>> Start Given information
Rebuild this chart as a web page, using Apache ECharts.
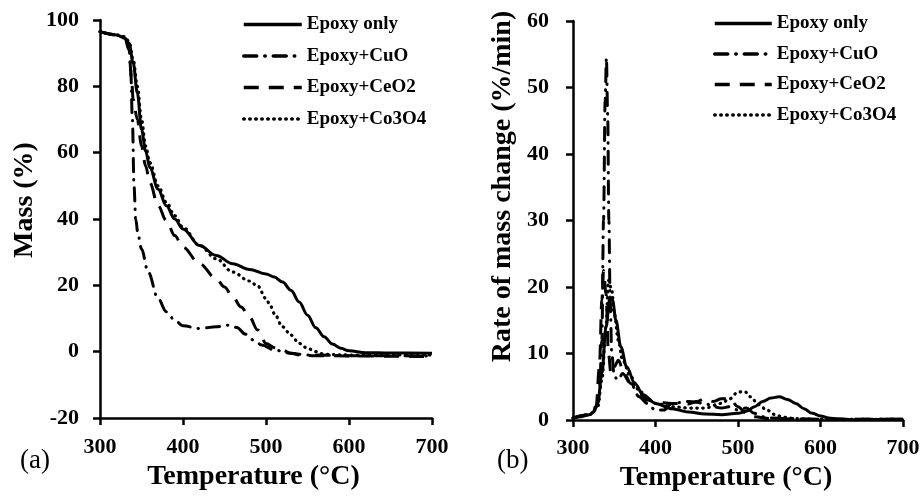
<!DOCTYPE html>
<html><head><meta charset="utf-8">
<script src="https://cdn.jsdelivr.net/npm/echarts@6/dist/echarts.min.js"></script>
<style>html,body{margin:0;padding:0;background:#fff}#c{width:923px;height:502px}</style>
</head><body><div id="c"></div>
<script>
// ---------- DATA ----------
const seriesNames = ['Epoxy only', 'Epoxy+CuO', 'Epoxy+CeO2', 'Epoxy+Co3O4'];
const xTicks = [300, 400, 500, 600, 700];

// (a) Mass (%) vs temperature
const massT_epoxy = [300,320,330,335,340,345,350,355,360,370,380,390,400,420,440,460,480,500,510,520,530,540,550,560,570,580,590,600,620,650,700];
const mass_epoxy  = [96.5,95.5,94.5,93,87,78,67,60.5,55.5,49,44,40,37,32,29,26.5,24.8,23.4,22.5,21,18.5,15,11,7.2,4.5,2.3,1,0.3,-0.3,-0.4,-0.5];
const massT_cuo = [300,320,330,335,337,339,341,343,346,350,358,370,380,390,400,420,440,455,465,475,485,495,510,530,550,600,700];
const mass_cuo  = [96.5,95.5,94.5,92,85,70,50,40,35,31,24,16,12,9.5,7.8,7,7.5,8,7.3,5.3,3.5,2,0.5,-0.5,-1,-1.2,-1.3];
const massT_ceo2 = [300,320,330,335,338,340,345,350,355,360,370,380,390,400,420,440,450,460,470,480,490,500,510,520,530,540,560,600,700];
const mass_ceo2  = [96.5,95.5,94.5,91,82,76,70,62,56,51,44,39.5,35,31.5,26.5,22,19.5,16.5,13.5,10.5,6.5,2.5,1.2,0.5,-0.5,-1,-1.2,-1.3,-1.5];
const massT_co3o4 = [300,320,330,335,340,345,350,355,360,370,380,390,400,420,440,460,480,490,500,505,510,520,530,540,550,560,570,600,700];
const mass_co3o4  = [96.5,95.5,95,93.5,88,80,70,62,57,50,45,41,37.5,32,28,24,21.3,19.8,16,14,11.5,7.5,5,2.5,1,0,-0.8,-1,-1];

// (b) Rate of mass change (%/min) vs temperature
const rateT_epoxy = [300,310,320,325,330,335,340,345,348,352,358,365,375,385,400,420,440,460,480,500,510,520,530,540,550,560,570,580,590,600,610,620,640,700];
const rate_epoxy  = [0.3,0.5,0.8,1.2,2.5,7,14,18.5,18,15,11,8,5.5,3.8,2.5,1.7,1.2,0.9,0.8,1,1.3,2,2.8,3.3,3.5,3.1,2.5,1.7,1,0.6,0.3,0.15,0.05,0.1];
const rateT_cuo = [300,320,328,332,335,337,339,340.5,342,343.5,345,347,350,355,360,370,380,390,400,410,420,440,460,470,480,490,500,510,520,530,540,560,600,700];
const rate_cuo  = [0.3,0.8,1.5,4,12,30,48,54.5,46,30,18,10,6.5,6,7,5.5,3.5,2.5,1.5,1.5,2.5,2.8,2.5,2,1.8,2,1.5,1.8,1,0.5,0.3,0.2,0.1,0.1];
const rateT_ceo2 = [300,320,328,332,335,337,340,343,346,350,355,362,370,380,390,400,420,440,450,460,470,480,490,500,510,520,540,600,700];
const rate_ceo2  = [0.3,0.8,2,8,18,22.5,19,10,7,8,9,7,5.5,4,3,2.7,2.5,2.4,2.8,3.2,2.8,3.2,3.2,2,1,0.5,0.2,0.1,0.1];
const rateT_co3o4 = [300,320,330,335,340,343,347,350,355,360,370,380,390,400,420,440,460,480,490,500,508,515,525,535,545,555,570,600,700];
const rate_co3o4  = [0.3,0.8,2,6,14,21,19.5,16,12,9,6.5,4.5,3.2,2.5,2,1.8,1.8,2.5,3.2,4.2,4.3,3.5,2.3,1.5,0.8,0.4,0.2,0.1,0.1];

// ---------- STYLE ----------
const FONT = 'Liberation Serif';
const styles = [
  {type: 'solid', width: 3, cap: 'butt'},
  {type: [13, 8, 0.5, 8], width: 3, cap: 'round'},
  {type: [15, 10], width: 3, cap: 'butt'},
  {type: [0.5, 5.5], width: 3.2, cap: 'round'}
];
const pair = (xs, ys) => xs.map((x, i) => [x, ys[i]]);
const massSets = [[massT_epoxy, mass_epoxy],[massT_cuo, mass_cuo],[massT_ceo2, mass_ceo2],[massT_co3o4, mass_co3o4]];
const rateSets = [[rateT_epoxy, rate_epoxy],[rateT_cuo, rate_cuo],[rateT_ceo2, rate_ceo2],[rateT_co3o4, rate_co3o4]];

function axisCommon(labelMargin, namePadding) {
  return {
    type: 'value',
    axisLine: {show: true, onZero: false, lineStyle: {color: '#000', width: 2.5}},
    axisTick: {show: true, inside: false, length: 7, lineStyle: {color: '#000', width: 2.5}},
    splitLine: {show: false},
    axisLabel: {color: '#000', fontFamily: FONT, fontWeight: 'bold', fontSize: 22, margin: labelMargin},
    nameTextStyle: {color: '#000', fontFamily: FONT, fontWeight: 'bold', fontSize: 28, padding: namePadding},
    nameLocation: 'middle'
  };
}

const series = [];
[massSets, rateSets].forEach((sets, gi) => {
  sets.forEach((s, i) => {
    series.push({
      name: seriesNames[i], type: 'line', xAxisIndex: gi, yAxisIndex: gi,
      data: pair(s[0], s[1]), symbol: 'none', smooth: 0.35, smoothMonotone: 'x',
      lineStyle: {color: '#000', width: styles[i].width, type: styles[i].type, cap: styles[i].cap},
      itemStyle: {color: '#000'}, z: 4 - i
    });
  });
});

function legendAt(left, top, gap, w) {
  return {
    data: seriesNames, orient: 'vertical', left: left, top: top,
    itemWidth: w, itemHeight: 14, itemGap: gap,
    selectedMode: false,
    itemStyle: {opacity: 0},
    lineStyle: {width: 3.5},
    textStyle: {color: '#000', fontFamily: FONT, fontWeight: 'bold', fontSize: 19}
  };
}

const option = {
  animation: false,
  backgroundColor: '#fff',
  title: [
    {text: '(a)', left: 20, top: 447, padding: 0, textStyle: {fontFamily: FONT, fontWeight: 'normal', fontSize: 27, color: '#000'}},
    {text: '(b)', left: 497, top: 447, padding: 0, textStyle: {fontFamily: FONT, fontWeight: 'normal', fontSize: 27, color: '#000'}}
  ],
  legend: [legendAt(237, 10, 12.5, 58), legendAt(708, 9, 11.5, 57)],
  grid: [
    {left: 100, top: 20, width: 332, height: 398},
    {left: 573, top: 21, width: 330, height: 399}
  ],
  xAxis: [
    Object.assign(axisCommon(18, [0, 25, 0, 0]), {gridIndex: 0, min: 300, max: 700, interval: 100, name: 'Temperature (°C)', nameGap: 44}),
    Object.assign(axisCommon(17, [0, 24, 0, 0]), {gridIndex: 1, min: 300, max: 700, interval: 100, name: 'Temperature (°C)', nameGap: 44})
  ],
  yAxis: [
    Object.assign(axisCommon(21, [0, 0, 0, 38]), {gridIndex: 0, min: -20, max: 100, interval: 20, name: 'Mass (%)', nameGap: 61}),
    Object.assign(axisCommon(24, [0, 0, 0, 68]), {gridIndex: 1, min: 0, max: 60, interval: 10, name: 'Rate of mass change (%/min)', nameGap: 56})
  ],
  series: series
};
echarts.init(document.getElementById('c'), null, {renderer: 'canvas'}).setOption(option);
</script></body></html>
>> End Given information
## Directions
Produce an exact copy of each line of data, skipping embedded images.

## Task answer
Rebuild this chart as a web page, using Apache ECharts.
<!DOCTYPE html>
<html><head><meta charset="utf-8">
<script src="https://cdn.jsdelivr.net/npm/echarts@6/dist/echarts.min.js"></script>
<style>html,body{margin:0;padding:0;background:#fff}#c{width:923px;height:502px}</style>
</head><body><div id="c"></div>
<script>
// ---------- DATA ----------
const seriesNames = ['Epoxy only', 'Epoxy+CuO', 'Epoxy+CeO2', 'Epoxy+Co3O4'];
const xTicks = [300, 400, 500, 600, 700];

// (a) Mass (%) vs temperature
const massT_epoxy = [300,320,330,335,340,345,350,355,360,370,380,390,400,420,440,460,480,500,510,520,530,540,550,560,570,580,590,600,620,650,700];
const mass_epoxy  = [96.5,95.5,94.5,93,87,78,67,60.5,55.5,49,44,40,37,32,29,26.5,24.8,23.4,22.5,21,18.5,15,11,7.2,4.5,2.3,1,0.3,-0.3,-0.4,-0.5];
const massT_cuo = [300,320,330,335,337,339,341,343,346,350,358,370,380,390,400,420,440,455,465,475,485,495,510,530,550,600,700];
const mass_cuo  = [96.5,95.5,94.5,92,85,70,50,40,35,31,24,16,12,9.5,7.8,7,7.5,8,7.3,5.3,3.5,2,0.5,-0.5,-1,-1.2,-1.3];
const massT_ceo2 = [300,320,330,335,338,340,345,350,355,360,370,380,390,400,420,440,450,460,470,480,490,500,510,520,530,540,560,600,700];
const mass_ceo2  = [96.5,95.5,94.5,91,82,76,70,62,56,51,44,39.5,35,31.5,26.5,22,19.5,16.5,13.5,10.5,6.5,2.5,1.2,0.5,-0.5,-1,-1.2,-1.3,-1.5];
const massT_co3o4 = [300,320,330,335,340,345,350,355,360,370,380,390,400,420,440,460,480,490,500,505,510,520,530,540,550,560,570,600,700];
const mass_co3o4  = [96.5,95.5,95,93.5,88,80,70,62,57,50,45,41,37.5,32,28,24,21.3,19.8,16,14,11.5,7.5,5,2.5,1,0,-0.8,-1,-1];

// (b) Rate of mass change (%/min) vs temperature
const rateT_epoxy = [300,310,320,325,330,335,340,345,348,352,358,365,375,385,400,420,440,460,480,500,510,520,530,540,550,560,570,580,590,600,610,620,640,700];
const rate_epoxy  = [0.3,0.5,0.8,1.2,2.5,7,14,18.5,18,15,11,8,5.5,3.8,2.5,1.7,1.2,0.9,0.8,1,1.3,2,2.8,3.3,3.5,3.1,2.5,1.7,1,0.6,0.3,0.15,0.05,0.1];
const rateT_cuo = [300,320,328,332,335,337,339,340.5,342,343.5,345,347,350,355,360,370,380,390,400,410,420,440,460,470,480,490,500,510,520,530,540,560,600,700];
const rate_cuo  = [0.3,0.8,1.5,4,12,30,48,54.5,46,30,18,10,6.5,6,7,5.5,3.5,2.5,1.5,1.5,2.5,2.8,2.5,2,1.8,2,1.5,1.8,1,0.5,0.3,0.2,0.1,0.1];
const rateT_ceo2 = [300,320,328,332,335,337,340,343,346,350,355,362,370,380,390,400,420,440,450,460,470,480,490,500,510,520,540,600,700];
const rate_ceo2  = [0.3,0.8,2,8,18,22.5,19,10,7,8,9,7,5.5,4,3,2.7,2.5,2.4,2.8,3.2,2.8,3.2,3.2,2,1,0.5,0.2,0.1,0.1];
const rateT_co3o4 = [300,320,330,335,340,343,347,350,355,360,370,380,390,400,420,440,460,480,490,500,508,515,525,535,545,555,570,600,700];
const rate_co3o4  = [0.3,0.8,2,6,14,21,19.5,16,12,9,6.5,4.5,3.2,2.5,2,1.8,1.8,2.5,3.2,4.2,4.3,3.5,2.3,1.5,0.8,0.4,0.2,0.1,0.1];

// ---------- STYLE ----------
const FONT = 'Liberation Serif';
const styles = [
  {type: 'solid', width: 3, cap: 'butt'},
  {type: [13, 8, 0.5, 8], width: 3, cap: 'round'},
  {type: [15, 10], width: 3, cap: 'butt'},
  {type: [0.5, 5.5], width: 3.2, cap: 'round'}
];
const pair = (xs, ys) => xs.map((x, i) => [x, ys[i]]);
const massSets = [[massT_epoxy, mass_epoxy],[massT_cuo, mass_cuo],[massT_ceo2, mass_ceo2],[massT_co3o4, mass_co3o4]];
const rateSets = [[rateT_epoxy, rate_epoxy],[rateT_cuo, rate_cuo],[rateT_ceo2, rate_ceo2],[rateT_co3o4, rate_co3o4]];

function axisCommon(labelMargin, namePadding) {
  return {
    type: 'value',
    axisLine: {show: true, onZero: false, lineStyle: {color: '#000', width: 2.5}},
    axisTick: {show: true, inside: false, length: 7, lineStyle: {color: '#000', width: 2.5}},
    splitLine: {show: false},
    axisLabel: {color: '#000', fontFamily: FONT, fontWeight: 'bold', fontSize: 22, margin: labelMargin},
    nameTextStyle: {color: '#000', fontFamily: FONT, fontWeight: 'bold', fontSize: 28, padding: namePadding},
    nameLocation: 'middle'
  };
}

const series = [];
[massSets, rateSets].forEach((sets, gi) => {
  sets.forEach((s, i) => {
    series.push({
      name: seriesNames[i], type: 'line', xAxisIndex: gi, yAxisIndex: gi,
      data: pair(s[0], s[1]), symbol: 'none', smooth: 0.35, smoothMonotone: 'x',
      lineStyle: {color: '#000', width: styles[i].width, type: styles[i].type, cap: styles[i].cap},
      itemStyle: {color: '#000'}, z: 4 - i
    });
  });
});

function legendAt(left, top, gap, w) {
  return {
    data: seriesNames, orient: 'vertical', left: left, top: top,
    itemWidth: w, itemHeight: 14, itemGap: gap,
    selectedMode: false,
    itemStyle: {opacity: 0},
    lineStyle: {width: 3.5},
    textStyle: {color: '#000', fontFamily: FONT, fontWeight: 'bold', fontSize: 19}
  };
}

const option = {
  animation: false,
  backgroundColor: '#fff',
  title: [
    {text: '(a)', left: 20, top: 447, padding: 0, textStyle: {fontFamily: FONT, fontWeight: 'normal', fontSize: 27, color: '#000'}},
    {text: '(b)', left: 497, top: 447, padding: 0, textStyle: {fontFamily: FONT, fontWeight: 'normal', fontSize: 27, color: '#000'}}
  ],
  legend: [legendAt(237, 10, 12.5, 58), legendAt(708, 9, 11.5, 57)],
  grid: [
    {left: 100, top: 20, width: 332, height: 398},
    {left: 573, top: 21, width: 330, height: 399}
  ],
  xAxis: [
    Object.assign(axisCommon(18, [0, 25, 0, 0]), {gridIndex: 0, min: 300, max: 700, interval: 100, name: 'Temperature (°C)', nameGap: 44}),
    Object.assign(axisCommon(17, [0, 24, 0, 0]), {gridIndex: 1, min: 300, max: 700, interval: 100, name: 'Temperature (°C)', nameGap: 44})
  ],
  yAxis: [
    Object.assign(axisCommon(21, [0, 0, 0, 38]), {gridIndex: 0, min: -20, max: 100, interval: 20, name: 'Mass (%)', nameGap: 61}),
    Object.assign(axisCommon(24, [0, 0, 0, 68]), {gridIndex: 1, min: 0, max: 60, interval: 10, name: 'Rate of mass change (%/min)', nameGap: 56})
  ],
  series: series
};
echarts.init(document.getElementById('c'), null, {renderer: 'canvas'}).setOption(option);
</script></body></html>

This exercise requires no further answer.